Hello so I was planning on opening a similar request, about if there could be plans to write a Java client? I could even potentially consider as I have the immense need for a stable, and performance oriented SSH/SCP/SFTP client. Sadly Java is missing alternatives to JSch. SSHJ is of worthy note as it has attempted to do this but the performance of that library is way below JSch.

Currently the Java community in general is stuck using JSch as the only SSH/SCP/SFTP client and it has massive limitations and has not been properly kept up to date as the last update to the Maven Repository was in 2018!

@conorgriffin in my experience JSch does perform well(when compared to rclone doing an Sftp transfer) but due to the massive lack of documentation the library becomes very difficult to tune.

rapier1 commented 1 year ago

Honestly, that would be a heavy lift as it would essentially be rewriting large portions of HPN-SSH in Java - which is not a language I have much experience with. I would love to work with someone on it but I am not the right person to do it myself.

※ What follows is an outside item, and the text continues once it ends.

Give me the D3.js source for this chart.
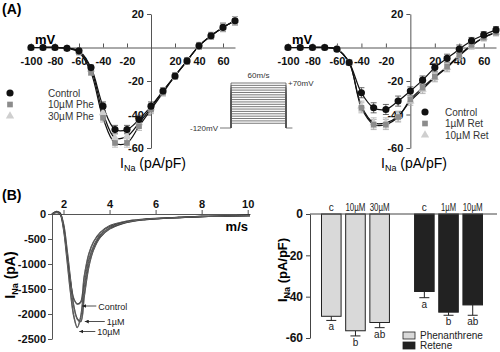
<!DOCTYPE html>
<html>
<head>
<meta charset="utf-8">
<script src="https://cdn.jsdelivr.net/npm/d3@7"></script>
<style>
body { margin: 0; background: #fff; }
svg { font-family: "Liberation Sans", Arial, sans-serif; }
</style>
</head>
<body>
<svg id="fig" width="500" height="352"></svg>
<script>
// ---- panel A : I-V data (mV vs pA/pF) ----
const voltages = [-100,-90,-80,-70,-60,-50,-40,-30,-20,-10,0,10,20,30,40,50,60,70]
const pheControl = [0,0,0,-0.5,-2,-12,-35,-49,-49,-43,-35,-26,-17,-8,1,7,12,16]
const phe10 = [0,0,0,-0.5,-3,-15,-42,-57,-57,-47,-37,-27,-17,-8,1,7,12,16]
const phe30 = [0,0,0,-0.5,-2.5,-13,-39,-54,-53,-45,-36,-26,-17,-8,1,7,12,16]
const pheErr = [1,1,1,1,1,1.5,2.5,2.5,2.5,2.5,2.5,2,2,2,2,2,2.5,2.5]
const retControl = [0,0,0,0,-1,-9,-27,-36,-37,-32,-26,-19.5,-12,-6.5,-1,4,7.5,10.5]
const ret1 = [0,0,0,0,-1,-9,-36,-46,-46,-41.5,-31,-24,-17.5,-11.5,-4.5,1.5,6,9]
const ret10 = [0,0,0,0,-1,-9,-35,-45,-45,-41,-32,-25,-18,-12,-5,1,6,9]
const retErr = [1,1,1,1,1,1.5,3,3,3,3,2.5,2.5,2.5,2.5,2.5,2,2,2]
const ivXTicks = [-100,-80,-60,-40,-20,20,40,60]
const ivYTicks = [20,-20,-40,-60]

// stimulation protocol
const holdingV = -120
const stepVoltages = [-100,-90,-80,-70,-60,-50,-40,-30,-20,-10,0,10,20,30,40,50,60,70]

// ---- panel B : current traces (ms vs pA) ----
const traceTime = [1.5,1.7,1.85,2.0,2.15,2.3,2.45,2.6,2.75,2.9,3.1,3.3,3.6,4.0,4.5,5.0,5.5,6.0,7.0,8.0,9.0,10.1]
const traceControl = [0,50,20,-250,-800,-1350,-1700,-1800,-1760,-1250,-800,-560,-370,-240,-170,-125,-105,-90,-70,-50,-40,-30]
const trace1 = [0,40,10,-200,-700,-1300,-1850,-2100,-2150,-1650,-1050,-720,-460,-300,-200,-145,-115,-95,-70,-50,-40,-30]
const trace10 = [0,30,0,-300,-900,-1550,-2050,-2270,-2050,-1450,-920,-650,-420,-275,-190,-138,-110,-92,-70,-50,-40,-30]
const traceNames = ["Control","1µM","10µM"]
const traceXTicks = [2,4,6,8,10]
const traceYTicks = [0,-500,-1000,-1500,-2000,-2500]

// ---- panel B : peak current bars (pA/pF) ----
const barGroups = ["Phenanthrene","Retene"]
const barLabels = [["c","10µM","30µM"],["c","1µM","10µM"]]
const barValues = [[-49.5,-56.5,-52.5],[-37.5,-47.5,-44]]
const barErr = [[2,2.5,2.5],[3,1.5,5]]
const barLetters = [["a","b","ab"],["a","b","ab"]]
const barYTicks = [0,-20,-40,-60]

const svg = d3.select("#fig")
const plain = d => String(d)

function styleAxis(a, size, col){
    a.selectAll("text").attr("font-weight","bold").attr("font-size",size).attr("fill","#111")
    a.selectAll("path,line").attr("stroke",col)
}

// ---------- panel A ----------
function drawIV(series, errs, names, xr, legendX, legendY, textDx, labelX){
    const x = d3.scaleLinear().domain([-100,70]).range(xr)
    const y = d3.scaleLinear().domain([20,-60]).range([14,148])
    const g = svg.append("g")

    g.append("g")
    .attr("transform", "translate(0," + y(0) + ")")
    .call(d3.axisBottom(x).tickValues(ivXTicks).tickFormat(plain).tickSizeInner(-4).tickSizeOuter(0).tickPadding(10))
    .call(a => styleAxis(a, 11, "#555"))

    g.append("g")
    .attr("transform", "translate(" + x(0) + ",0)")
    .call(d3.axisLeft(y).tickValues(ivYTicks).tickFormat(plain).tickSize(4).tickSizeOuter(0).tickPadding(3))
    .call(a => styleAxis(a, 11, "#555"))

    g.append("text").attr("x", x(-100) + 4).attr("y", 44)
    .attr("font-weight","bold").attr("font-size",13).text("mV")

    var lab = g.append("text").attr("x", labelX).attr("y", 168)
    .attr("text-anchor","middle").attr("font-size",14)
    lab.append("tspan").text("I")
    lab.append("tspan").attr("font-size",9).attr("dy",3).text("Na")
    lab.append("tspan").attr("dy",-3).text(" (pA/pF)")

    var line = d3.line().x((d,i) => x(voltages[i])).y(d => y(d)).curve(d3.curveCatmullRom)
    var fills = ["#111","#8c8c8c","#cfcfcf"]

    series.forEach(function(s, k){
        g.append("path").datum(s).attr("d", line)
        .attr("fill","none").attr("stroke","#111").attr("stroke-width",1.2)
    })

    series.forEach(function(s, k){
        var eb = g.append("g").attr("stroke", k == 0 ? "#444" : "#aaa").attr("stroke-width",0.8)
        s.forEach(function(v, i){
            var cx = x(voltages[i])
            eb.append("line").attr("x1",cx).attr("x2",cx).attr("y1",y(v-errs[i])).attr("y2",y(v+errs[i]))
            eb.append("line").attr("x1",cx-3).attr("x2",cx+3).attr("y1",y(v-errs[i])).attr("y2",y(v-errs[i]))
            eb.append("line").attr("x1",cx-3).attr("x2",cx+3).attr("y1",y(v+errs[i])).attr("y2",y(v+errs[i]))
        })
    })

    var syms = [d3.symbolCircle, d3.symbolSquare, d3.symbolTriangle]
    var sizes = [40, 32, 30]
    // drug markers first, control on top
    ;[2,1,0].forEach(function(k){
        g.append("g").selectAll("path").data(series[k]).enter().append("path")
        .attr("d", d3.symbol().type(syms[k]).size(sizes[k]))
        .attr("transform", (d,i) => "translate(" + x(voltages[i]) + "," + y(d) + ")")
        .attr("fill", fills[k])
    })

    // legend
    names.forEach(function(n, k){
        var ly = legendY + k * 11.5
        g.append("path").attr("d", d3.symbol().type(syms[k]).size(sizes[k]))
        .attr("transform", "translate(" + legendX + "," + ly + ")").attr("fill", fills[k])
        g.append("text").attr("x", legendX + textDx).attr("y", ly + 3.5)
        .attr("font-size",10).attr("fill","#333").text(n)
    })
}

drawIV([pheControl, phe10, phe30], pheErr, ["Control","10µM Phe","30µM Phe"], [31,235], 10, 93, 38, 153)
drawIV([retControl, ret1, ret10], retErr, ["Control","1µM Ret","10µM Ret"], [288,496], 425, 112, 20, 414)

svg.append("text").attr("x",2).attr("y",14).attr("font-weight","bold").attr("font-size",14).text("(A)")

// stimulation protocol inset
var xs = d3.scaleLinear().domain([0,60]).range([231,286])
var ys = d3.scaleLinear().domain([holdingV,70]).range([128,83])
var proto = svg.append("g").attr("fill","none").attr("stroke","#555").attr("stroke-width",0.8)
proto.append("line").attr("x1",xs(-12)).attr("x2",xs(0)).attr("y1",ys(holdingV)).attr("y2",ys(holdingV))
proto.append("line").attr("x1",xs(60)).attr("x2",xs(67)).attr("y1",ys(holdingV)).attr("y2",ys(holdingV))
stepVoltages.forEach(function(v){
    proto.append("path").attr("d", "M" + xs(0) + "," + ys(holdingV) + "V" + ys(v) + "H" + xs(60) + "V" + ys(holdingV))
})
svg.append("text").attr("x", xs(30)).attr("y", 78).attr("text-anchor","middle").attr("font-size",8).attr("fill","#333").text("60m/s")
svg.append("text").attr("x", xs(60) + 2).attr("y", ys(70) + 3).attr("font-size",8).attr("fill","#333").text("+70mV")
svg.append("text").attr("x", xs(-12) - 2).attr("y", ys(holdingV) + 3).attr("text-anchor","end").attr("font-size",8).attr("fill","#333").text("-120mV")

// ---------- panel B : traces ----------
svg.append("text").attr("x",2).attr("y",200).attr("font-weight","bold").attr("font-size",14).text("(B)")

var xt = d3.scaleLinear().domain([1.5,10.1]).range([52,250])
var yt = d3.scaleLinear().domain([0,-2500]).range([214,339])

svg.append("g")
.attr("transform","translate(0," + yt(0) + ")")
.call(d3.axisTop(xt).tickValues(traceXTicks).tickFormat(plain).tickSize(4).tickSizeOuter(0).tickPadding(2))
.call(a => styleAxis(a, 11, "#555"))

svg.append("g")
.attr("transform","translate(" + xt(1.5) + ",0)")
.call(d3.axisLeft(yt).tickValues(traceYTicks).tickFormat(plain).tickSize(4).tickSizeOuter(0).tickPadding(2))
.call(a => styleAxis(a, 11, "#555"))

svg.append("text").attr("x",248).attr("y",231).attr("text-anchor","end")
.attr("font-weight","bold").attr("font-size",13).text("m/s")

var yl = svg.append("text").attr("transform","translate(15,275) rotate(-90)")
.attr("text-anchor","middle").attr("font-weight","bold").attr("font-size",14)
yl.append("tspan").text("I")
yl.append("tspan").attr("font-size",9).attr("dy",3).text("Na")
yl.append("tspan").attr("dy",-3).text(" (pA)")

var tline = d3.line().x((d,i) => xt(traceTime[i])).y(d => yt(d)).curve(d3.curveCatmullRom)
;[traceControl, trace1, trace10].forEach(function(tr){
    svg.append("path").datum(tr).attr("d", tline).attr("fill","none").attr("stroke","#222").attr("stroke-width",1.4)
    svg.append("path").datum(tr).attr("d", tline).attr("fill","none").attr("stroke","#ccc").attr("stroke-width",0.4)
})

svg.append("defs").append("marker").attr("id","arr").attr("viewBox","0 0 10 10")
.attr("refX",10).attr("refY",5).attr("markerWidth",5).attr("markerHeight",5).attr("orient","auto")
.append("path").attr("d","M0,0L10,5L0,10z").attr("fill","#222")

var tipOffsets = [[5,2],[4,0],[2,4]]
var labelDx = [14,20,16]
;[traceControl, trace1, trace10].forEach(function(tr, k){
    var i = d3.minIndex(tr)
    var tx = xt(traceTime[i]) + tipOffsets[k][0]
    var ty = yt(tr[i]) + tipOffsets[k][1]
    svg.append("line").attr("x1", tx + labelDx[k]).attr("x2", tx).attr("y1", ty).attr("y2", ty)
    .attr("stroke","#222").attr("stroke-width",0.8).attr("marker-end","url(#arr)")
    svg.append("text").attr("x", tx + labelDx[k] + 2).attr("y", ty + 3.5)
    .attr("font-size",9).attr("fill","#222").text(traceNames[k])
})

// ---------- panel B : bars ----------
var yb = d3.scaleLinear().domain([0,-60]).range([214,338])
var xg = d3.scaleBand().domain(barGroups).range([321.5,482.5]).paddingInner(0.27)
var xb = d3.scaleBand().domain([0,1,2]).range([0, xg.bandwidth()]).paddingInner(0.19)
var barFill = ["#d9d9d9","#222"]

svg.append("g")
.attr("transform","translate(310,0)")
.call(d3.axisLeft(yb).tickValues(barYTicks).tickFormat(plain).tickSize(4).tickSizeOuter(0).tickPadding(3))
.call(a => styleAxis(a, 12, "#444"))

var bl = svg.append("text").attr("transform","translate(287,270) rotate(-90)")
.attr("text-anchor","middle").attr("font-weight","bold").attr("font-size",13)
bl.append("tspan").text("I")
bl.append("tspan").attr("font-size",9).attr("dy",3).text("Na")
bl.append("tspan").attr("dy",-3).text(" (pA/pF)")

barGroups.forEach(function(grp, gi){
    var gg = svg.append("g").attr("transform","translate(" + xg(grp) + ",0)")
    barValues[gi].forEach(function(v, i){
        var bx = xb(i), bw = xb.bandwidth(), cx = bx + bw / 2
        var lo = v - barErr[gi][i]
        gg.append("line").attr("x1",cx).attr("x2",cx).attr("y1",yb(v)).attr("y2",yb(lo)).attr("stroke","#222").attr("stroke-width",1)
        gg.append("line").attr("x1",cx-5).attr("x2",cx+5).attr("y1",yb(lo)).attr("y2",yb(lo)).attr("stroke","#222").attr("stroke-width",1)
        gg.append("rect").attr("x",bx).attr("y",yb(0)).attr("width",bw).attr("height",yb(v)-yb(0))
        .attr("fill",barFill[gi]).attr("stroke","#222").attr("stroke-width",1)
        var t = gg.append("text").attr("x",cx).attr("y",211).attr("text-anchor","middle").attr("font-size",10)
        .attr("fill","#222").text(barLabels[gi][i])
        if (barLabels[gi][i].length > 1){
            t.attr("textLength", barLabels[gi][i].length * 5).attr("lengthAdjust","spacingAndGlyphs")
        }
        gg.append("text").attr("x",cx).attr("y",yb(lo)+10).attr("text-anchor","middle").attr("font-size",10).attr("fill","#222").text(barLetters[gi][i])
    })
})

svg.append("line").attr("x1",310).attr("x2",497).attr("y1",yb(0)).attr("y2",yb(0)).attr("stroke","#444").attr("stroke-width",1)

barGroups.forEach(function(grp, gi){
    var ly = 332 + gi * 10
    svg.append("rect").attr("x",403).attr("y",ly).attr("width",12).attr("height",7)
    .attr("fill",barFill[gi]).attr("stroke","#222").attr("stroke-width",0.8)
    svg.append("text").attr("x",420).attr("y",ly+7).attr("font-size",10).attr("fill","#222").text(grp)
})
</script>
</body>
</html>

That said, it may be possible use libssh.a with JNI to get started but that's mostly me just thinking out loud.

jgoldverg commented 1 year ago

Personally I do come from the Java background which is why I would feel ok in attempting to take this on but I want to address what I am looking and if we could create some kind roadmap.

My use case, is I want to use the HPN ssh client in my Java app to communicate to openssh & hpn ssh servers where I would be sending large files HPNS implementation of sftp and scp which hopefully will result in higher throughput.

From my trivial understanding of the project I would only need the client to fundamentally keep doing sftp, scp transfers but to saturate(lets say a chameleon cloud node with a 10Gb link) then I would need the hpn server and client running or can I still get benefits with just the client?

In my usecase of saturating links on the client end then I would only need to port the client to Java correct?

tomaswolf commented 1 year ago

Java discussions are probably a bit out of place here, but nevertheless: the original JSch 0.1.55 is long abandoned. It does not support modern keys (no ed25519, for instance). It also has numerous bugs.

There is a fork which fixed some bugs, added support for modern keys, and lots of other things. But it's still JSch, and it has inherited some of JSch's nasty bugs.

That said: JSch is not the only Java library for SSH. There is, for instance, Apache MINA sshd. It's not perfect either, but works well and is an actively maintained open-source project of the ASF.